Os grupos que recorreram ao STF apontam que o próprio Supremo considerou inconstitucionais leis municipais e estaduais que proibiam a abordagem de conteúdos ligados a gênero e sexualidade nas escolas, que se apoiavam na categoria "ideologia de gênero". "O STF também determinou ser dever do Estado brasileiro abordar a igualdade de gênero na escola como forma de prevenir a violência doméstica e o abuso sexual de crianças e adolescentes", destacam.

Homofobia

Outro elemento da ação se refere ao funcionamento atual do Disque 100 que, segundo os autores do caso, invisibiliza os dados de violências contra pessoas LGBTQIA+. "Da forma como está estruturado, fica impossível obter dados sobre violência motivada por homofobia e transfobia", disse Marco Aurélio Máximo Prado, professor da UFMG e coautor de um estudo sobre as mudanças no serviço.

"Essas informações são essenciais para que os estados e municípios elaborem políticas de enfrentamento a esses casos", explica.

Em abril de 2021, a pasta liderada por Damares Alves publicou um manual no qual classificava as notificações recebidas pelo Disque 100. "Nesse documento, foi incluída entre os indicadores de motivação das violações o item "Em razão da orientação sexual / ideologia de gênero", apontam as entidades.

"Segundo estudo realizado por pesquisadores da UFMG, o Manual promove um apagamento das violências de caráter homofóbico e transfóbico, devido ao termo vago "orientação sexual" e por dividir espaço com a questionada categoria "ideologia de gênero", dizem.
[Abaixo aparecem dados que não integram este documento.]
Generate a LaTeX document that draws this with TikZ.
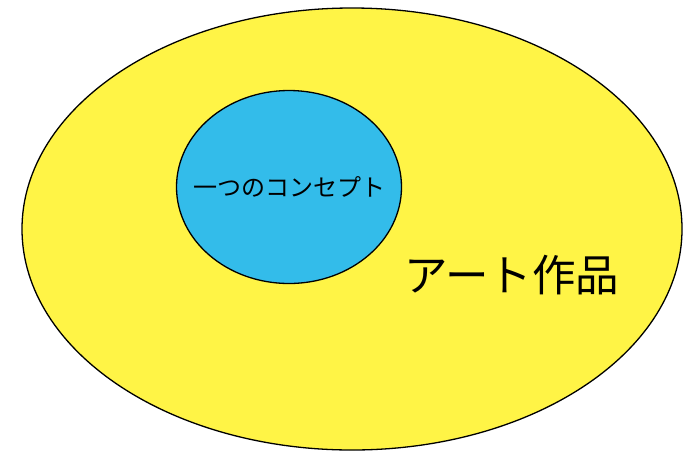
\documentclass[tikz,border=0pt]{standalone}
\usepackage{fontspec}
\newfontfamily\jpfont{Noto Sans CJK JP}
\usetikzlibrary{shapes.geometric,positioning}
\definecolor{artyellow}{RGB}{255,244,70}
\definecolor{conceptblue}{RGB}{51,188,234}

\begin{document}
\begin{tikzpicture}[
  x=1pt, y=-1pt,
  blob/.style={ellipse, draw, line width=1.3pt, inner sep=0pt},
  lbl/.style={inner sep=0pt, font=\jpfont}
]
  \useasboundingbox (0,0) rectangle (700,464);

  \node[blob, fill=artyellow, minimum width=660pt, minimum height=442pt] (art) at (352,229) {};
  \node[blob, fill=conceptblue, minimum width=225pt, minimum height=193pt] (concept) at (289,187) {};

  \node[lbl, font=\jpfont\fontsize{24}{28}\selectfont] (conceptlbl) at (concept) {一つのコンセプト};
  \node[lbl, font=\jpfont\fontsize{43.5}{50}\selectfont] (artlbl) at (512,275) {アート作品};
\end{tikzpicture}
\end{document}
Por esses motivos, as entidades alertam que o Disque 100 "constitui mais uma das medidas adotadas pelo governo Bolsonaro que atacam ações e políticas comprometidas com a igualdade de gênero e a diversidade sexual no país".

Diante das denúncias, os autores da ação solicitam que o STF determine a remoção da expressão "ideologia de gênero" do manual, a inclusão da categoria identidade de gênero e de indicadores de violações de direitos contra a população LGBTQIA+.

Pede-se também a suspensão da nota técnica que questiona a obrigatoriedade do Certificado Nacional da Vacina e da vacinação infantil, além da exigência de que o encaminhamento de denúncias do Disque 100 aos órgãos policiais só aconteça na hipótese de crime tipificado em lei, constando o tipo penal específico.